Source: Housing Development Board, courtesy of the National Archives of Singapore
Director: Toh Weng Kai
Producer: Tom Hodge
Production Company: Cathay Film Services Ltd
Duration: 17 mins
Rating: G
2. Blueprints for Volition City (2006)
A visceral assault of distorted guitars, juxtaposed with blistering found footages of Singapore’s urbanity, this piece was created entirely via stop-motion with hand-manipulated digital photographic prints. Featuring sounds by Toh Hun Ping, as well as guitar works from Kelvin Tan of The Oddfellows.
Director: Toh Hun Ping
Duration: 7 mins
Rating: PG
3. Come Out and Play at 8Q! (2009)
Ringmaster makes her own toys with wrappers from chocolates. A couple of chocolate-monsters start having a tussle with her. The stop-motion animation is created from drawings around the Singapore Art Museum 8Q building and unique silkscreen prints on water.
Director: Joo Choon Lin
Duration: 6 mins
Rating: TBA
4. Yangtze Scribbler (2012)
Debbie Ding has been documenting survey markings and graffiti in Singapore. One particular set of graffiti catches her attention. Found in the back stairwell in Pearl Centre, Chinatown, the anonymous drawer roughly sketches a man and a woman beside a series of three numbers. Several of these same scribbles are found in different parts of the stairwell. What does it mean? What is the writer trying to communicate? Debbie, like a detective tries to decipher the meaning of these scribbles and she talks also of graffiti in general. Are these acts of vandals or are they notes from people seeking to communicate with others? Or are they acts of memorialisation by the writers themselves? Perhaps it is all three. Recently, Debbie excitedly reports, in the Bugis area near the National Library Building, the same scribble. Has the Yangtze Scribbler moved?

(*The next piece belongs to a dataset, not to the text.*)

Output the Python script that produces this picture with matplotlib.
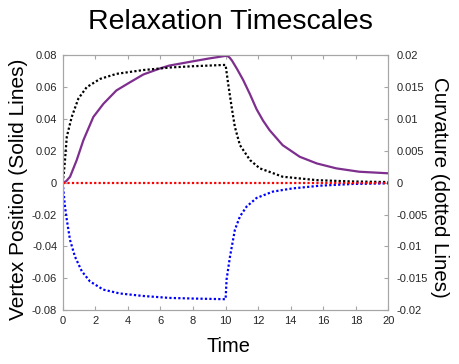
import matplotlib
matplotlib.use("Agg")
import matplotlib.pyplot as plt
from matplotlib.ticker import FuncFormatter, MultipleLocator

plt.rcParams['font.family'] = ['Liberation Sans', 'DejaVu Sans']

# vertex position (solid, left axis)
pos_t = [0, 0.2, 0.45, 0.86, 1.27, 1.88, 2.5, 3.3, 4.13, 4.95, 5.97, 6.54, 8.0, 9.0, 10.0, 10.1,
         10.25, 10.4, 10.7, 11.08, 11.5, 11.9, 12.3, 12.7, 13.5, 14.55, 15.6, 16.8, 18.2, 20]
pos_y = [0, 0.0008, 0.0037, 0.0142, 0.0267, 0.0413, 0.0496, 0.058, 0.0631, 0.068, 0.0718, 0.0736,
         0.0763, 0.0781, 0.0797, 0.0797, 0.0786, 0.0766, 0.0715, 0.0645, 0.0555, 0.0462, 0.0390,
         0.033, 0.0236, 0.0163, 0.0121, 0.009, 0.0069, 0.0059]

# curvature (dotted, right axis)
black_t = [0, 0.07, 0.14, 0.25, 0.55, 0.96, 1.47, 2.29, 3.3, 4.95, 6.6, 8.0, 9.9, 10.0, 10.16,
           10.37, 10.57, 10.88, 11.5, 12.1, 12.7, 13.5, 15.6, 17.7, 20]
black_y = [0, 0.0015, 0.0035, 0.0072, 0.0103, 0.0132, 0.015, 0.0163, 0.0171, 0.0177, 0.0181,
           0.0183, 0.0185, 0.0185, 0.0155, 0.0119, 0.00875, 0.0059, 0.00355, 0.00225, 0.0017,
           0.00094, 0.0004, 0.0002, 0.0001]

blue_t = [0, 0.04, 0.14, 0.25, 0.45, 0.75, 1.17, 1.67, 2.49, 3.5, 4.95, 6.54, 8.0, 9.9, 10.0,
          10.06, 10.27, 10.57, 10.88, 11.29, 11.9, 12.9, 14.1, 15.8, 17.8, 20]
blue_y = [0, -0.0011, -0.00375, -0.0058, -0.009, -0.0116, -0.0139, -0.0155, -0.0168, -0.0174,
          -0.0178, -0.0181, -0.0182, -0.0183, -0.0183, -0.0152, -0.0116, -0.0074, -0.0053,
          -0.00375, -0.0024, -0.0014, -0.0009, -0.00047, -0.0002, -0.0001]

red_t = [0, 20]
red_y = [0, 0]

W, H = 460, 364
fig = plt.figure(figsize=(W / 100, H / 100), dpi=100)
ax = fig.add_axes([62.7 / W, (H - 310) / H, (388.5 - 62.7) / W, (310 - 55.4) / H])
ax2 = ax.twinx()

spine_c = '#a6a6a6'
txt_c = '#262626'
gfmt = FuncFormatter(lambda v, p: '%g' % round(v, 6))

ax.plot(pos_t, pos_y, color='#7E2F8E', lw=1.6, solid_capstyle='butt', zorder=3)
ax2.plot(black_t, black_y, color='black', lw=1.6, ls=(0, (1, 1)))
ax2.plot(blue_t, blue_y, color='#0000FF', lw=1.6, ls=(0, (1, 1)))
ax2.plot(red_t, red_y, color='#FF0000', lw=1.6, ls=(0, (1, 1)))

ax.set_xlim(0, 20)
ax.set_ylim(-0.08, 0.08)
ax2.set_ylim(-0.02, 0.02)
ax.xaxis.set_major_locator(MultipleLocator(2))
ax.yaxis.set_major_locator(MultipleLocator(0.02))
ax2.yaxis.set_major_locator(MultipleLocator(0.005))
ax.yaxis.set_major_formatter(gfmt)
ax2.yaxis.set_major_formatter(gfmt)

ax.tick_params(axis='x', direction='in', top=True, length=3, width=0.8, color=spine_c,
               labelsize=8, labelcolor=txt_c, pad=4)
ax.tick_params(axis='y', direction='in', right=False, length=3, width=0.8, color=spine_c,
               labelsize=8, labelcolor=txt_c, pad=4)
ax2.tick_params(axis='y', direction='in', length=3, width=0.8, color=spine_c,
                labelsize=8, labelcolor=txt_c, pad=6)
for a in (ax, ax2):
    for s in a.spines.values():
        s.set_color(spine_c)
        s.set_linewidth(0.8)

fig.text(230 / W, 1 - 22 / H, 'Relaxation Timescales', fontsize=20.5, ha='center', va='center')
fig.text(228 / W, 1 - 347 / H, 'Time', fontsize=14.4, ha='center', va='center')
fig.text(19 / W, 1 - 189 / H, 'Vertex Position (Solid Lines)', fontsize=15, rotation=90,
         ha='center', va='center')
fig.text(440 / W, 1 - 187 / H, 'Curvature (dotted Lines)', fontsize=14.8, rotation=-90,
         ha='center', va='center')

fig.savefig('out.png', dpi=100)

This video is commissioned by the Singapore Memory Project 2012.
Director: Tan Pin Pin
Narrator: Debbie Ding
Duration: 6 mins
Rating: PG
5. Nobody’s Home (2010)
“You will need two pennies instead of one, to pay the ferryman.”
After receiving a bunch of money from his agent, a man decides to visit the people close to him…
Director: Nelson Yeo
Duration: 21 mins
Rating: PG
6. Flat Dreams (2007)
Comprising 3 little shorts spanning 3 generations (Flat, Neighbourhood Watch, Void Deck), FLAT DREAMS is about public housing dwellers dreaming themselves out of their mundane existence.
Director: Eva Tang
Duration: 15 mins
Rating: PG
7. Void Decked (2010)
A Void Deck is typically found under apartment blocks in Singapore. With a constant flow of human traffic, the Void Deck is almost never a Void.
Director/Cinematographer: Azhar Shukor
Choreographer: Elysa Wendi
Main Dancer: Roslina Yusof
Duration: 4 mins
Rating: G
8. Waiting for the Elevator (2014)
The term “void deck” is a uniquely Singaporean one, referring to the ground floor of HDB blocks that has been left open as sheltered space. The void spaces occupy the ground level, while apartments are usually on the second floor onwards. Regulated by the government in Singapore, these public housing comprises of a fixed set of ratios of various ethnic groups within the country; with the void decks functioning as a space for community mingling and social integration. Drawing on normally unnoticed, trivial and repetitive actions, the artist reflects upon the social purposes of these sheltered environments. The composited panorama ultimately exists as a non-space; an accumulation of fragments over time.
Director: Sarah Choo
Duration: 5 mins
Rating: PG
9. Solitary Moon (2010)
SOLITARY MOON is at once a study of the windows of skyscrapers at night, a contemplation of urban isolation, and a perfectly matched series of compositionally haunting images.
Director: Eva Tang
Duration: 2 mins
Rating: G
10. The Lights Went Out (2017)
Pulsating in the stillness of the night, the flickering lights add a new sight to the nightscape in Singapore. When a light source malfunctions, the light is fixed the following night. The lights in the city never go out- it is always functioning as it should be.